The common-law concept of creating a public nuisance was developed back in the twelfth century to prevent the blockage of waterways. An analogy might therefore be drawn to interrupting a royal procession. (Though God knows we all need water transportation far more than we need kings.) But interrupting the coronation parade is something all three groups said they weren’t going to do. The common-law prohibition against creating a public nuisance was never intended to inhibit speech—for instance, waving a sign that says “NOT MY KING” or wearing a T-shirt that says “JUST STOP OIL.” Just Stop Oil says 20 of its supporters were arrested for doing no more than that.
England’s legal basis for busting protesters over conspiring to cause a public nuisance was created in 2022. In horrified response to Black Lives Matter and other street protests, the Tory government expanded police powers to shut down demonstrations. Where previously police had to show that failing to arrest a demonstrator might result in “serious public disorder, serious damage to property, or serious disruption to the life of the community,” under the new law it was sufficient to show that said demonstrator was “intentionally or recklessly causing public nuisance” (italics mine). This was sold as a “simplification” of criminal law, but it was really a law that made it easier to suppress free speech.
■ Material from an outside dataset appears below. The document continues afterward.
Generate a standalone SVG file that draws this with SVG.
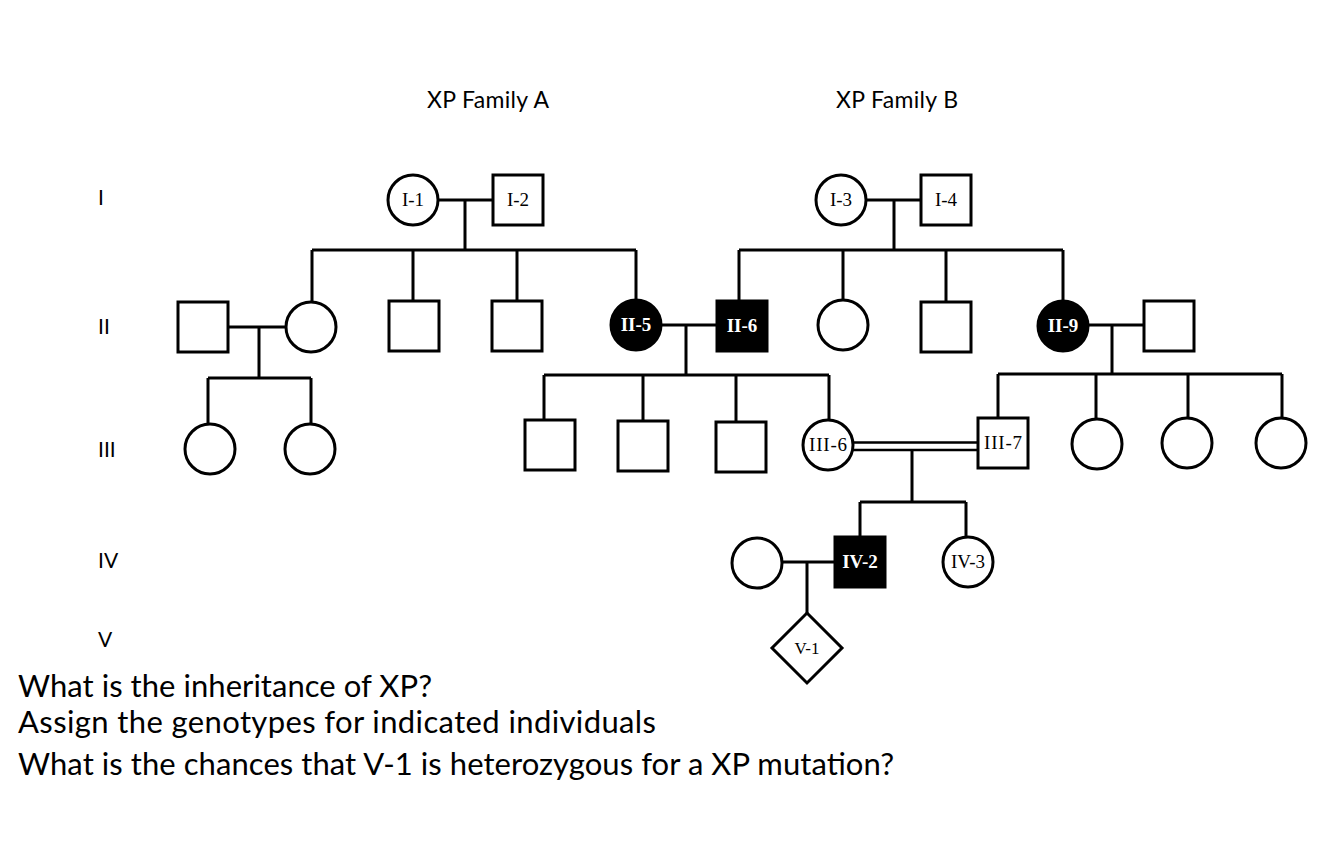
<svg xmlns="http://www.w3.org/2000/svg" width="1334" height="845" viewBox="0 0 1334 845">
<style>
.s{fill:#fff;stroke:#000;stroke-width:3}
.a{fill:#000;stroke:#000;stroke-width:3}
.c{fill:none;stroke:#000;stroke-width:3}
.d{fill:none;stroke:#000;stroke-width:2.5}
.l{font-family:"Liberation Serif",serif;font-size:19px;text-anchor:middle;fill:#000}
.w{font-family:"Liberation Serif",serif;font-size:19px;font-weight:bold;text-anchor:middle;fill:#fff}
.g{font-family:Lato,"Open Sans",sans-serif;font-size:21px;fill:#000}
.h{font-family:Lato,"Open Sans",sans-serif;font-size:23px;fill:#000}
.q{font-family:Lato,"Open Sans",sans-serif;font-size:31px;fill:#000}
</style>
<rect width="1334" height="845" fill="#fff"/>
<g id="headers">
<text class="h" x="427" y="108" textLength="122">XP Family A</text>
<text class="h" x="836" y="108" textLength="122">XP Family B</text>
</g>
<g id="generations">
<text class="g" x="98" y="205">I</text>
<text class="g" x="98" y="334">II</text>
<text class="g" x="98" y="457">III</text>
<text class="g" x="98" y="568">IV</text>
<text class="g" x="98" y="647">V</text>
</g>
<g id="connectors">
<path class="c" d="M438 200H493M465 200V250M312 250H636M312 250V302M413 250V301M517 250V301M636 250V301"/>
<path class="c" d="M228 327H286M259 327V378M208 378H311M208 378V424M311 378V424"/>
<path class="c" d="M661 325H717M686 325V375M544 375H829M544 375V420M643 375V421M736 375V422M829 375V420"/>
<path class="c" d="M866 200H921M894 200V250M739 250H1063M739 250V301M843 250V300M946 250V302M1063 250V301"/>
<path class="c" d="M1088 325H1144M1112 325V374M998 374H1282M998 374V418M1096 374V419M1188 374V418M1282 374V418"/>
<path class="d" d="M853 442.5H978M853 450H978"/>
<path class="c" d="M912 450V502M860 502H966M860 502V537M966 502V537"/>
<path class="c" d="M782 562H835M807 562V613"/>
</g>
<g id="I-1"><circle class="s" cx="413" cy="200" r="25"/><text class="l" x="413" y="206">I-1</text></g>
<g id="I-2"><rect class="s" x="493" y="175" width="50" height="50"/><text class="l" x="518" y="206">I-2</text></g>
<g id="I-3"><circle class="s" cx="841" cy="200" r="25"/><text class="l" x="841" y="206">I-3</text></g>
<g id="I-4"><rect class="s" x="921" y="175" width="50" height="50"/><text class="l" x="946" y="206">I-4</text></g>
<g id="II-1"><rect class="s" x="178" y="302" width="50" height="50"/></g>
<g id="II-2"><circle class="s" cx="311" cy="327" r="25"/></g>
<g id="II-3"><rect class="s" x="389" y="301" width="50" height="50"/></g>
<g id="II-4"><rect class="s" x="492" y="301" width="50" height="50"/></g>
<g id="II-5"><circle class="a" cx="636" cy="325" r="25"/><text class="w" x="636" y="331">II-5</text></g>
<g id="II-6"><rect class="a" x="717" y="301" width="50" height="50"/><text class="w" x="742" y="332">II-6</text></g>
<g id="II-7"><circle class="s" cx="843" cy="325" r="25"/></g>
<g id="II-8"><rect class="s" x="921" y="302" width="50" height="50"/></g>
<g id="II-9"><circle class="a" cx="1063" cy="326" r="25"/><text class="w" x="1063" y="332">II-9</text></g>
<g id="II-10"><rect class="s" x="1144" y="301" width="50" height="50"/></g>
<g id="III-1"><circle class="s" cx="210" cy="449" r="25"/></g>
<g id="III-2"><circle class="s" cx="310" cy="449" r="25"/></g>
<g id="III-3"><rect class="s" x="525" y="420" width="50" height="50"/></g>
<g id="III-4"><rect class="s" x="618" y="421" width="50" height="50"/></g>
<g id="III-5"><rect class="s" x="716" y="422" width="50" height="50"/></g>
<g id="III-6"><circle class="s" cx="828" cy="445" r="25"/><text class="l" x="828" y="451" textLength="38">III-6</text></g>
<g id="III-7"><rect class="s" x="978" y="418" width="50" height="50"/><text class="l" x="1003" y="449" textLength="38">III-7</text></g>
<g id="III-8"><circle class="s" cx="1097" cy="444" r="25"/></g>
<g id="III-9"><circle class="s" cx="1187" cy="443" r="25"/></g>
<g id="III-10"><circle class="s" cx="1281" cy="443" r="25"/></g>
<g id="IV-1"><circle class="s" cx="757" cy="563" r="25"/></g>
<g id="IV-2"><rect class="a" x="835" y="537" width="50" height="50"/><text class="w" x="860" y="568">IV-2</text></g>
<g id="IV-3"><circle class="s" cx="968" cy="562" r="25"/><text class="l" x="968" y="568">IV-3</text></g>
<g id="V-1"><polygon class="s" points="807,613 842,648 807,683 772,648"/><text class="l" x="807" y="654" style="font-size:17px">V-1</text></g>
<g id="questions">
<text class="q" x="18" y="697" textLength="414">What is the inheritance of XP?</text>
<text class="q" x="18" y="733" textLength="638">Assign the genotypes for indicated individuals</text>
<text class="q" x="18" y="775" textLength="876">What is the chances that V-1 is heterozygous for a XP mutation?</text>
</g>
</svg>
The Tory Parliament judged even that change insufficient to quell protests during Charles’s coronation. (What’s the point of being a Tory if you don’t pamper the king?) So, less than a week before the gaudy royal celebration, it passed another law expanding police powers against public protests still further. The Public Order Act permits police (according to a government fact sheet) “to proactively tackle highly disruptive protesters intent on committing an offence by searching for and seizing items which are made, adapted, or intended to be used in connection with protest related offences.”
Like, perhaps, Graham Smith’s “NOT MY KING” protest signs and those 20 “JUST STOP OIL” T-shirts (though we don’t know for certain that the London bobbies in question were relying on this new protocol).
The main target, though, of last week’s Public Order Act was the newly outlawed practice of “locking on,” wherein protesters attach themselves “to others, objects, or buildings.” You can now be imprisoned for up to six months in Britain just for doing that. The Guardian reported that the Metropolitan Police claimed the Republic protesters were carrying lock-on devices. The group said they were not. But suppose they were. Would that be something to throw someone in jail for?
When the British government concludes that protecting free speech and freedom of assembly must yield to maintaining a constitutional monarchy, that’s a powerful signal that the innocent Disneyland image of fairy-tale kings and queens and princes and princesses is a fraud. We knew already, from the testimony of Princess Di and her son Harry and the conjectures of The Crown (perhaps half of them true), that monarchism takes an inhumane toll on its participants. The coronation crackdown shows that it’s also taking a toll on ordinary Britons. Given the choice between free speech and royal prerogatives, no sane person living outside of Britain would side with the gilded coach. Perhaps the events of last weekend will bring a majority within Britain finally to agree.